== Given data ==
************

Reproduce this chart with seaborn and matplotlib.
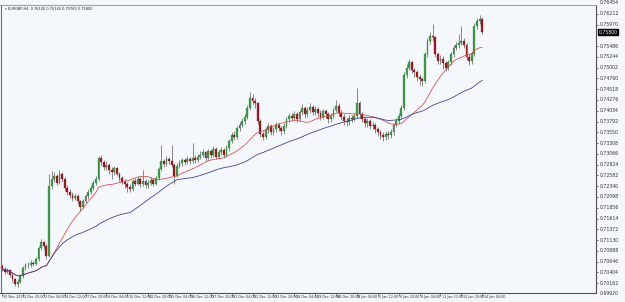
import numpy as np
import pandas as pd
import matplotlib
matplotlib.use("Agg")
import matplotlib.pyplot as plt
import matplotlib.transforms as mtransforms
import seaborn as sns

sns.set_theme(style="white")
plt.rcParams['font.family'] = ['DejaVu Sans']

# ---- data (EURGBP H4, prices in pips: 7055 -> 0.7055) ----
first_open = 7055
closes = [
    7048, 7042, 7046, 7035, 7025, 7015, 7020, 7032, 7050, 7056,
    7058, 7062, 7060, 7070, 7095, 7108, 7100, 7078, 7235, 7250,
    7258, 7242, 7262, 7250, 7230, 7222, 7215, 7208, 7212, 7200,
    7188, 7200, 7212, 7222, 7230, 7242, 7250, 7298, 7288, 7276,
    7282, 7270, 7265, 7274, 7262, 7252, 7244, 7238, 7232, 7228,
    7245, 7240, 7250, 7238, 7246, 7236, 7242, 7248, 7240, 7252,
    7272, 7290, 7284, 7296, 7290, 7282, 7258, 7280, 7286, 7292,
    7288, 7296, 7290, 7298, 7292, 7300, 7305, 7310, 7298, 7312,
    7305, 7318, 7300, 7310, 7315, 7305, 7320, 7335, 7350, 7345,
    7365, 7372, 7380, 7390, 7410, 7432, 7425, 7420, 7380, 7352,
    7345, 7360, 7370, 7355, 7362, 7372, 7365, 7358, 7370, 7385,
    7392, 7388, 7395, 7385, 7400, 7410, 7395, 7405, 7412, 7400,
    7408, 7398, 7390, 7402, 7395, 7385, 7392, 7405, 7415, 7398,
    7390, 7380, 7378, 7388, 7385, 7392, 7420, 7395, 7385, 7375,
    7380, 7370, 7372, 7362, 7355, 7350, 7345, 7352, 7348, 7356,
    7372, 7380, 7392, 7410, 7484, 7500, 7512, 7495, 7490, 7480,
    7475, 7470, 7530, 7560, 7572, 7568, 7530, 7515, 7520, 7510,
    7500, 7512, 7530, 7545, 7550, 7556, 7560, 7552, 7525, 7515,
    7530, 7594, 7605, 7610, 7580,
]
highs = [
    7060, 7052, 7050, 7049, 7040, 7028, 7026, 7036, 7054, 7062,
    7064, 7068, 7066, 7076, 7100, 7115, 7112, 7104, 7262, 7268,
    7266, 7262, 7270, 7266, 7255, 7236, 7228, 7220, 7218, 7216,
    7204, 7206, 7216, 7228, 7236, 7248, 7256, 7302, 7304, 7292,
    7290, 7286, 7276, 7280, 7278, 7266, 7256, 7250, 7244, 7238,
    7250, 7252, 7256, 7254, 7270, 7250, 7248, 7254, 7252, 7258,
    7278, 7326, 7296, 7302, 7300, 7326, 7286, 7286, 7292, 7298,
    7298, 7302, 7300, 7330, 7304, 7306, 7312, 7318, 7314, 7318,
    7316, 7324, 7322, 7316, 7322, 7320, 7326, 7340, 7356, 7358,
    7370, 7378, 7386, 7396, 7416, 7445, 7440, 7432, 7424, 7385,
    7358, 7366, 7376, 7374, 7368, 7378, 7376, 7370, 7376, 7390,
    7398, 7398, 7402, 7400, 7406, 7418, 7414, 7412, 7420, 7416,
    7414, 7412, 7404, 7408, 7408, 7400, 7398, 7410, 7428, 7420,
    7404, 7396, 7388, 7394, 7394, 7398, 7455, 7425, 7400, 7390,
    7386, 7385, 7378, 7376, 7366, 7360, 7356, 7358, 7358, 7362,
    7376, 7386, 7398, 7416, 7490, 7508, 7520, 7516, 7500, 7494,
    7486, 7480, 7536, 7566, 7580, 7598, 7572, 7536, 7528, 7526,
    7514, 7518, 7536, 7550, 7558, 7575, 7594, 7566, 7556, 7530,
    7536, 7600, 7612, 7618, 7614,
]
lows = [
    7044, 7036, 7038, 7030, 7018, 7010, 7008, 7016, 7028, 7046,
    7050, 7052, 7054, 7056, 7066, 7090, 7094, 7070, 7074, 7228,
    7244, 7236, 7238, 7244, 7224, 7214, 7208, 7200, 7202, 7194,
    7179, 7184, 7196, 7206, 7216, 7226, 7236, 7246, 7282, 7270,
    7270, 7262, 7250, 7260, 7256, 7246, 7238, 7230, 7220, 7222,
    7224, 7234, 7236, 7232, 7234, 7230, 7230, 7236, 7234, 7236,
    7248, 7268, 7278, 7280, 7284, 7276, 7238, 7254, 7274, 7280,
    7282, 7284, 7284, 7286, 7286, 7288, 7294, 7300, 7290, 7294,
    7298, 7300, 7294, 7296, 7304, 7298, 7300, 7314, 7330, 7338,
    7340, 7358, 7366, 7374, 7384, 7405, 7418, 7410, 7374, 7344,
    7338, 7340, 7354, 7348, 7350, 7356, 7358, 7350, 7352, 7364,
    7378, 7380, 7382, 7378, 7380, 7394, 7388, 7390, 7398, 7394,
    7394, 7390, 7382, 7384, 7388, 7376, 7378, 7386, 7400, 7392,
    7382, 7372, 7370, 7372, 7378, 7380, 7388, 7388, 7378, 7368,
    7368, 7362, 7362, 7354, 7346, 7340, 7336, 7338, 7340, 7342,
    7350, 7366, 7374, 7386, 7404, 7476, 7494, 7488, 7480, 7470,
    7462, 7460, 7466, 7524, 7554, 7560, 7524, 7508, 7508, 7496,
    7492, 7494, 7506, 7524, 7540, 7544, 7550, 7544, 7518, 7506,
    7508, 7526, 7588, 7598, 7576,
]
date_labels = [
    "30 Nov 2015", "1 Dec 20:00", "3 Dec 04:00", "4 Dec 12:00", "7 Dec 20:00",
    "9 Dec 04:00", "10 Dec 12:00", "11 Dec 20:00", "15 Dec 04:00", "16 Dec 12:00",
    "17 Dec 20:00", "21 Dec 04:00", "22 Dec 12:00", "23 Dec 20:00", "28 Dec 04:00",
    "29 Dec 12:00", "30 Dec 20:00", "4 Jan 04:00", "5 Jan 12:00", "6 Jan 20:00",
    "8 Jan 04:00", "11 Jan 12:00", "12 Jan 20:00", "14 Jan 04:00",
]
price_ticks = [
    0.69920, 0.70162, 0.70404, 0.70646, 0.70888, 0.71130, 0.71372, 0.71614,
    0.71856, 0.72098, 0.72340, 0.72582, 0.72824, 0.73066, 0.73308, 0.73550,
    0.73792, 0.74034, 0.74276, 0.74518, 0.74760, 0.75002, 0.75244, 0.75486,
    0.75728, 0.75970, 0.76212, 0.76454,
]
symbol = "EURGBP,H4"
bars_per_label = 8
ma_fast_period = 20
ma_slow_period = 50

# ---- build frame ----
n = len(closes)
opens = [first_open] + closes[:-1]
df = pd.DataFrame({
    "bar": np.arange(n),
    "open": np.array(opens) / 10000.0,
    "high": np.array(highs) / 10000.0,
    "low": np.array(lows) / 10000.0,
    "close": np.array(closes) / 10000.0,
})
df["ma_fast"] = df["close"].rolling(ma_fast_period, min_periods=1).mean()
df["ma_slow"] = df["close"].rolling(ma_slow_period, min_periods=1).mean()

# ---- figure ----
W, H = 625, 302
fig = plt.figure(figsize=(W / 100, H / 100), dpi=100)
bg = "#f4f8fc"
fig.patch.set_facecolor(bg)
ax = fig.add_axes([0.0, 9 / H, 596 / W, 288 / H])
ax.set_facecolor(bg)

px_per_bar = 2.61
ax.set_xlim(-2 / px_per_bar, 594 / px_per_bar)
ax.set_ylim(0.69942, 0.76408)

up = df["close"] >= df["open"]
green = "#3c9e48"
green_edge = "#2a7a34"
red = "#a8161e"
wick = "#5a5a5a"

ax.vlines(df["bar"], df["low"], df["high"], color=wick, linewidth=0.5, zorder=2)
body_h = (df["close"] - df["open"]).abs().clip(lower=0.00006)
body_b = df[["open", "close"]].min(axis=1)
ax.bar(df["bar"][up], body_h[up], bottom=body_b[up], width=0.7,
       color=green, edgecolor=green_edge, linewidth=0.2, zorder=3)
ax.bar(df["bar"][~up], body_h[~up], bottom=body_b[~up], width=0.7,
       color=red, edgecolor="#7a1014", linewidth=0.2, zorder=3)

sns.lineplot(data=df, x="bar", y="ma_fast", ax=ax, color="#e0443c",
             linewidth=0.55, zorder=4)
sns.lineplot(data=df, x="bar", y="ma_slow", ax=ax, color="#34349a",
             linewidth=0.55, zorder=4)

# spines
for s in ["left", "top"]:
    ax.spines[s].set_visible(False)
ax.spines["right"].set_color("#505050")
ax.spines["right"].set_linewidth(0.8)
ax.spines["bottom"].set_color("#505050")
ax.spines["bottom"].set_linewidth(0.8)
fig.add_artist(plt.Line2D([0, 596 / W], [1 - 5 / H, 1 - 5 / H], color="#a0a0a0",
                          linewidth=0.8, transform=fig.transFigure))
fig.add_artist(plt.Line2D([0.5 / W, 0.5 / W], [9 / H, 1 - 5 / H], color="#707070",
                          linewidth=0.8, transform=fig.transFigure))

ax.set_xlabel("")
ax.set_ylabel("")
ax.set_xticks([])
ax.set_yticks([])

narrow = ['Liberation Sans Narrow', 'DejaVu Sans Condensed', 'DejaVu Sans']

# y labels (right)
last_close = df["close"].iloc[-1]
ytr = mtransforms.blended_transform_factory(ax.transAxes, ax.transData)
for v in price_ticks:
    if abs(v - last_close) < 0.0012:
        continue
    ax.text(1.006, v, f"{v:.5f}", transform=ytr, fontsize=3.3, color="#303030",
            va="center", ha="left", clip_on=False)
    if 0.69942 <= v <= 0.76408:
        ax.plot([1.0, 1.004], [v, v], transform=ytr, color="#505050",
                linewidth=0.5, clip_on=False)
ax.text(1.004, last_close, f"{last_close:.5f}", transform=ytr, fontsize=3.3,
        color="white", va="center", ha="left", clip_on=False,
        bbox=dict(boxstyle="square,pad=0.15", fc="black", ec="black"))

# x labels (bottom)
xtr = mtransforms.blended_transform_factory(ax.transData, ax.transAxes)
for k, lab in enumerate(date_labels):
    b = k * bars_per_label
    ax.plot([b, b], [0, -0.012], transform=xtr, color="#505050", linewidth=0.5,
            clip_on=False)
    ax.text(b + 0.5, -0.007, lab, transform=xtr, fontsize=2.4, color="#303030",
            va="top", ha="left", clip_on=False, family=narrow)

# header
o, h, l, c = df.iloc[-1][["open", "high", "low", "close"]]
ax.text(0.008, 0.993, f"\u25BE {symbol}  {o:.5f} {h:.5f} {l:.5f} {c:.5f}",
        transform=ax.transAxes, fontsize=2.5, color="#202020", va="top", ha="left",
        family=narrow)

fig.savefig("out.png", dpi=100, facecolor=bg)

************

== Required task ==
Repeat only what lies between the start of the data and the end of the line containing "plt.rcParams['font.family'] = ['DejaVu Sans']", exactly, with pictures left out.

== Reply ==
Reproduce this chart with seaborn and matplotlib.
import numpy as np
import pandas as pd
import matplotlib
matplotlib.use("Agg")
import matplotlib.pyplot as plt
import matplotlib.transforms as mtransforms
import seaborn as sns

sns.set_theme(style="white")
plt.rcParams['font.family'] = ['DejaVu Sans']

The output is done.